Hint: Use the work done and energy stored to find the work can be done by the man after gaining some energy. The substitute the value of work done in the gravitational potential energy formula to know the value of the height of the jump.

Useful formula:
(1) Work done in terms of efficiency is
$W = E \times \eta $
Where $W$ is the work done, $E$ is the energy stored by the man after eating mangoes and $\eta $ is the efficiency of the man.
(2) Work done by the man is
$W = mgh$
Where $m$ is the mass of the man, $g$ is the gravitational force and $h$ is the height that the man can jump by using the energy.

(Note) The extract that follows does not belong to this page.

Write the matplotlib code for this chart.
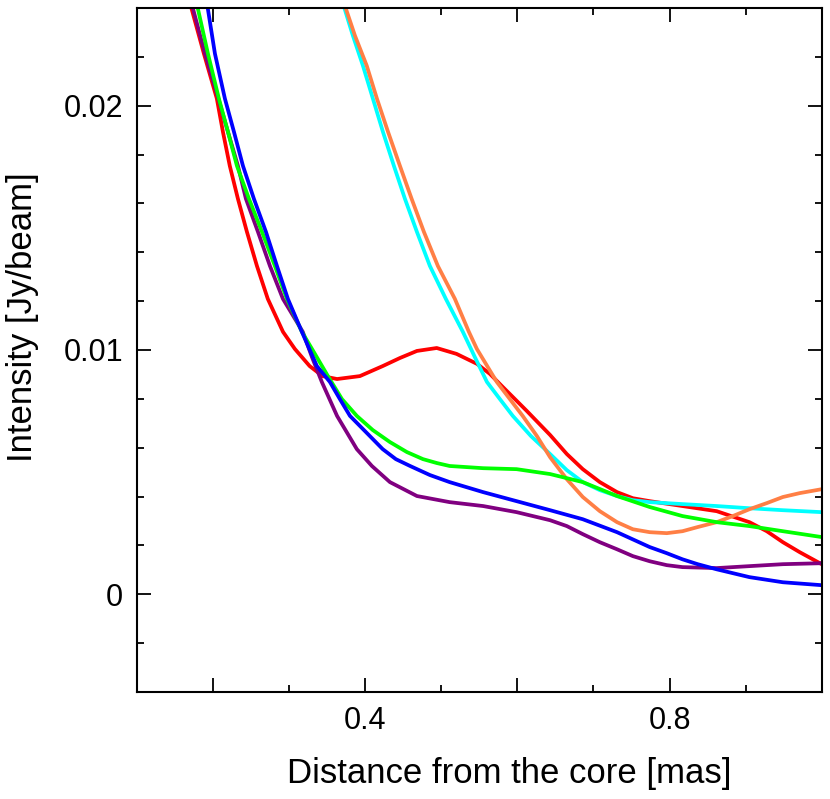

Complete step by step solution:
Given data from the question are
Weight of the man, $m = 60\,Kg$
Number of mangoes that man ate, $n = 5$
Efficiency of the man, $\eta = 28\,\% $
Energy gained by the man after eating mangoes, $E = 1000\,cal$
By using the formula (1)
$W = E \times \eta $
$W = 1000\,cal \times \left( {\dfrac{{28}}{{100}}} \right)$
Converting calories to joules, such that $1\,cal = 4.184\,J$
$W = 4.184 \times \dfrac{{28}}{{100}} \times 1000$
By doing the arithmetic operation,
$W = 1171.5\,J$
Substituting the value of work done in the formula (2)
$W = mgh$
Substitute the values of mass and gravitational force (9.81) in the above equation
$1171.5 = 60 \times 9.81 \times h$
By further simplification,
$h = 2\,m$
Hence after eating $5$mangoes, the man can jump to a height of $2\,m$.

Thus the option (A) is correct.

Note: The formula (2) $W = mgh$ is used because the work is done against the force of gravity. The man jumps, since jumping is the action that takes place against the earth’s gravitational force. This formula is substituted as Gravitational potential energy $\Delta PE$.